Earth Day dawned sunny and cold, with a strong, brisk wind that didn’t deter students and staff from heading outside to revel in nature and marvel at the science that makes it possible. Each school celebrated in its own way, creating school gardens, planting trees and otherwise beautifying school grounds.
School #5’s Tree Planting Ceremony, with help from the Oceanside Garden Club, honored former principal, Steve Kriss and Louisa Rugolo, the mom of a garden club member. The garden club donated a copper beech tree to replace one that had been destroyed several years ago. The rare and extraordinarily beautiful copper beech was Mr. Kriss’ favorite tree. Sixth graders, the last remaining class to have had Mr. Kriss as their principal, took part in the celebration while second graders read and sang about taking care of the earth. Current principal Diane Provvido led students in taking turns shoveling some soil into the planting hole. Mr.

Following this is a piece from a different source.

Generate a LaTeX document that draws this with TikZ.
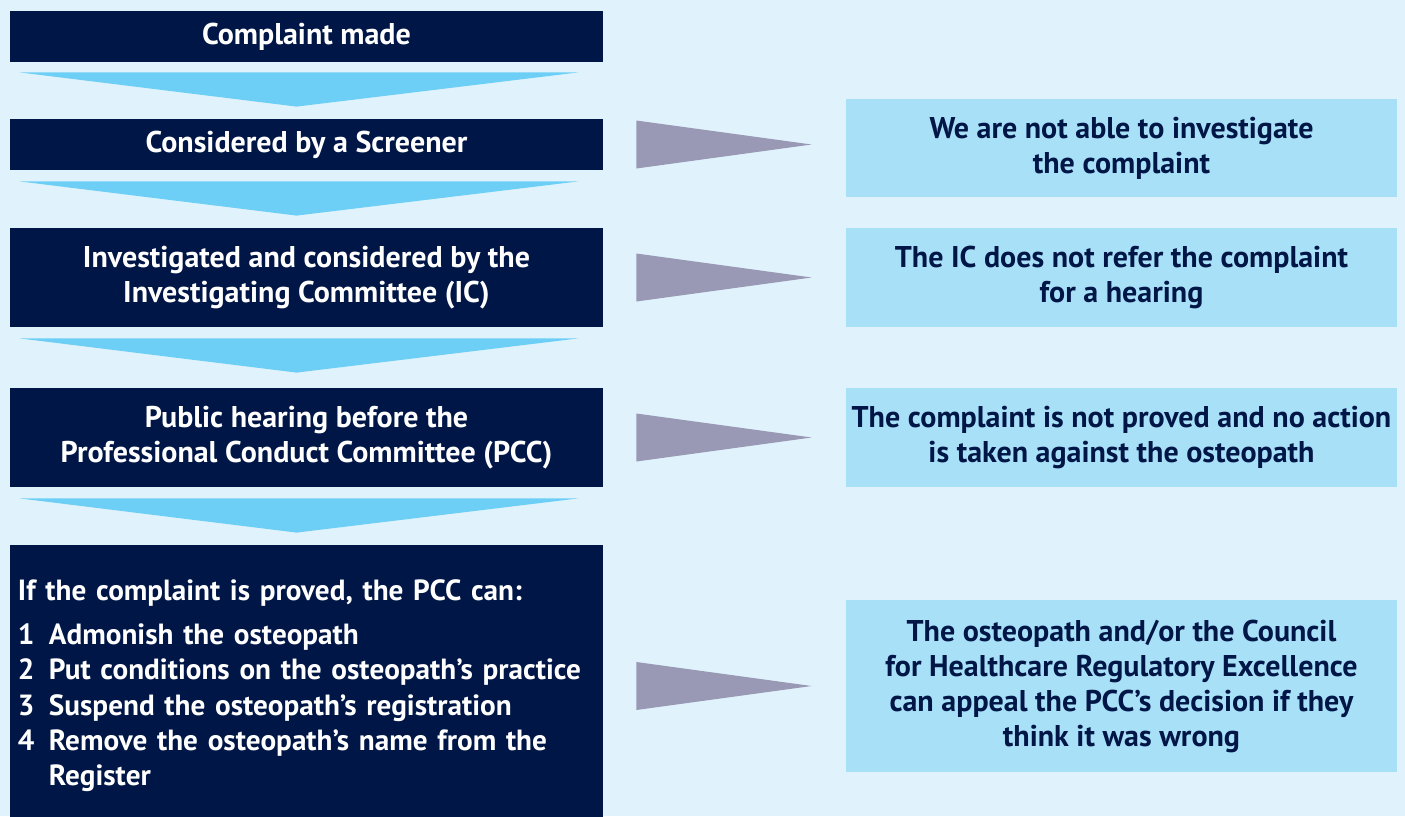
\documentclass[tikz,border=0pt]{standalone}
\usepackage{fontspec}
\setmainfont{PT Sans}
\usetikzlibrary{positioning, calc}
\definecolor{gosnavy}{RGB}{0, 22, 70}
\definecolor{goscyan}{RGB}{109, 207, 246}
\definecolor{gospale}{RGB}{168, 224, 248}
\definecolor{gosbg}{RGB}{224, 243, 253}
\definecolor{gosgrey}{RGB}{153, 153, 181}

\begin{document}
\begin{tikzpicture}[x=0.5pt, y=-0.5pt,
  stepbox/.style={fill=gosnavy, text=white, minimum width=296.5pt, align=center, inner sep=0pt, font=\fontsize{15}{17.5}\selectfont\bfseries},
  outbox/.style={fill=gospale, text=gosnavy, minimum width=275.5pt, align=center, inner sep=0pt, font=\fontsize{15}{17.5}\selectfont\bfseries},
  downarr/.style={fill=goscyan},
  sidearr/.style={fill=gosgrey}]
  \useasboundingbox (0,0) rectangle (1405,816);
  \fill[gosbg] (0,0) rectangle (1405,816);

  % Main route
  \node[stepbox, minimum height=25.5pt] (made) at (306.5,36.5) {Complaint made};
  \node[stepbox, minimum height=25.5pt] (screen) at (306.5,144.5) {Considered by a Screener};
  \node[stepbox, minimum height=49.5pt] (ic) at (306.5,277.5) {Investigated and considered by the\\Investigating Committee (IC)};
  \node[stepbox, minimum height=49.5pt] (pcc) at (306.5,437.5) {Public hearing before the\\Professional Conduct Committee (PCC)};
  \node[stepbox, minimum height=141pt, text width=288.5pt, inner xsep=4pt, align=left, font=\fontsize{14.6}{17.7}\selectfont\bfseries] (sanction) at (306.5,686) {
    \mbox{If the complaint is proved, the PCC can:}\\[4pt]
    \mbox{\makebox[15.5pt][l]{1}Admonish the osteopath}\\
    \mbox{\makebox[15.5pt][l]{2}Put conditions on the osteopath’s practice}\\
    \mbox{\makebox[15.5pt][l]{3}Suspend the osteopath’s registration}\\
    \mbox{\makebox[15.5pt][l]{4}Remove the osteopath’s name from the}\\
    \mbox{\hspace*{15.5pt}Register}
  };

  % Outcomes
  \node[outbox, minimum height=49pt] (nolimit) at (1121.5,148) {We are not able to investigate\\the complaint};
  \node[outbox, minimum height=49.5pt] (norefer) at (1121.5,277.5) {The IC does not refer the complaint\\for a hearing};
  \node[outbox, minimum height=49.5pt] (noaction) at (1121.5,437.5) {The complaint is not proved and no action\\is taken against the osteopath};
  \node[outbox, minimum height=86pt] (appeal) at (1121.5,686) {The osteopath and/or the Council\\for Healthcare Regulatory Excellence\\can appeal the PCC’s decision if they\\think it was wrong};

  % Down arrows
  \fill[downarr] ($(made.south west)+(10,10)$) -- ($(made.south east)+(-25,10)$) -- ($(screen.north west)+(287,-12)$) -- cycle;
  \fill[downarr] ($(screen.south west)+(10,11)$) -- ($(screen.south east)+(-25,11)$) -- ($(ic.north west)+(287,-12)$) -- cycle;
  \fill[downarr] ($(ic.south west)+(10,11)$) -- ($(ic.south east)+(-25,11)$) -- ($(pcc.north west)+(287,-15)$) -- cycle;
  \fill[downarr] ($(pcc.south west)+(10,11)$) -- ($(pcc.south east)+(-25,11)$) -- ($(sanction.north west)+(287,-12)$) -- cycle;

  % Side arrows
  \fill[sidearr] ($(screen.east)+(33,-24)$) -- ($(screen.east -| nolimit.west)+(-34,0)$) -- ($(screen.east)+(33,24)$) -- cycle;
  \fill[sidearr] ($(ic.east)+(33,-24)$) -- ($(ic.east -| norefer.west)+(-34,0)$) -- ($(ic.east)+(33,24)$) -- cycle;
  \fill[sidearr] ($(pcc.east)+(33,-24)$) -- ($(pcc.east -| noaction.west)+(-34,0)$) -- ($(pcc.east)+(33,24)$) -- cycle;
  \fill[sidearr] ($(appeal.west -| sanction.east)+(33,-24)$) -- ($(appeal.west)+(-34,0)$) -- ($(appeal.west -| sanction.east)+(33,24)$) -- cycle;
\end{tikzpicture}
\end{document}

Kriss used a special shovel that had been purchased for the ground-breaking of School #5’s newest wing and has been kept in pristine condition for ceremonial use only.

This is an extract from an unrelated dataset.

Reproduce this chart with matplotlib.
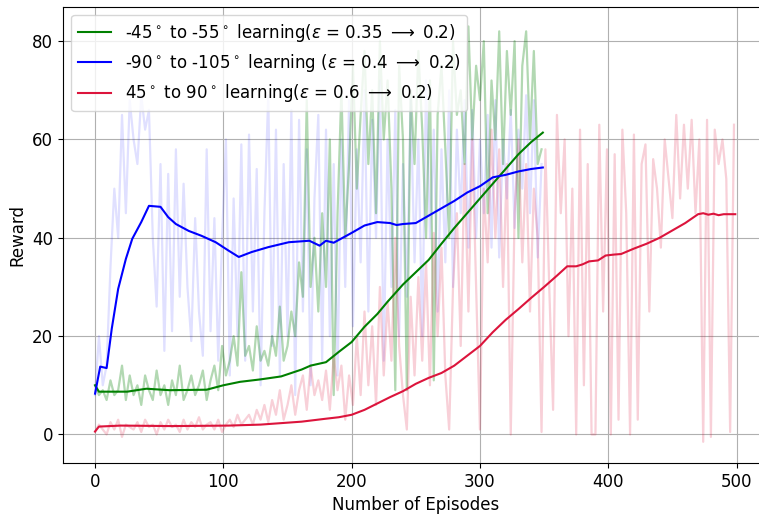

With help from Nature Study Center coordinator, Ned Black, everyone at School #6 got their hands dirty on Earth Day,
planting flower bulbs, marigolds and seeds all around the school grounds. The day began with a whole school picture on the school grounds, followed by a variety of learning stations that students rotated through to focus on specific aspects of science and nature. At the “bubble station”, the children explored the characteristics of bubbles and what makes them form. Students also used magnifying glasses to investigate soil and made chalk shadows, with each group using different colored chalk to show how the location of shadows changes throughout the day in response to the earth’s rotation and relative position to the sun. Students also used binoculars to look at birds and wildlife and made venn diagrams to compare and contrast plants. Teachers and students also walked the track to highlight the natural benefits of walking versus driving.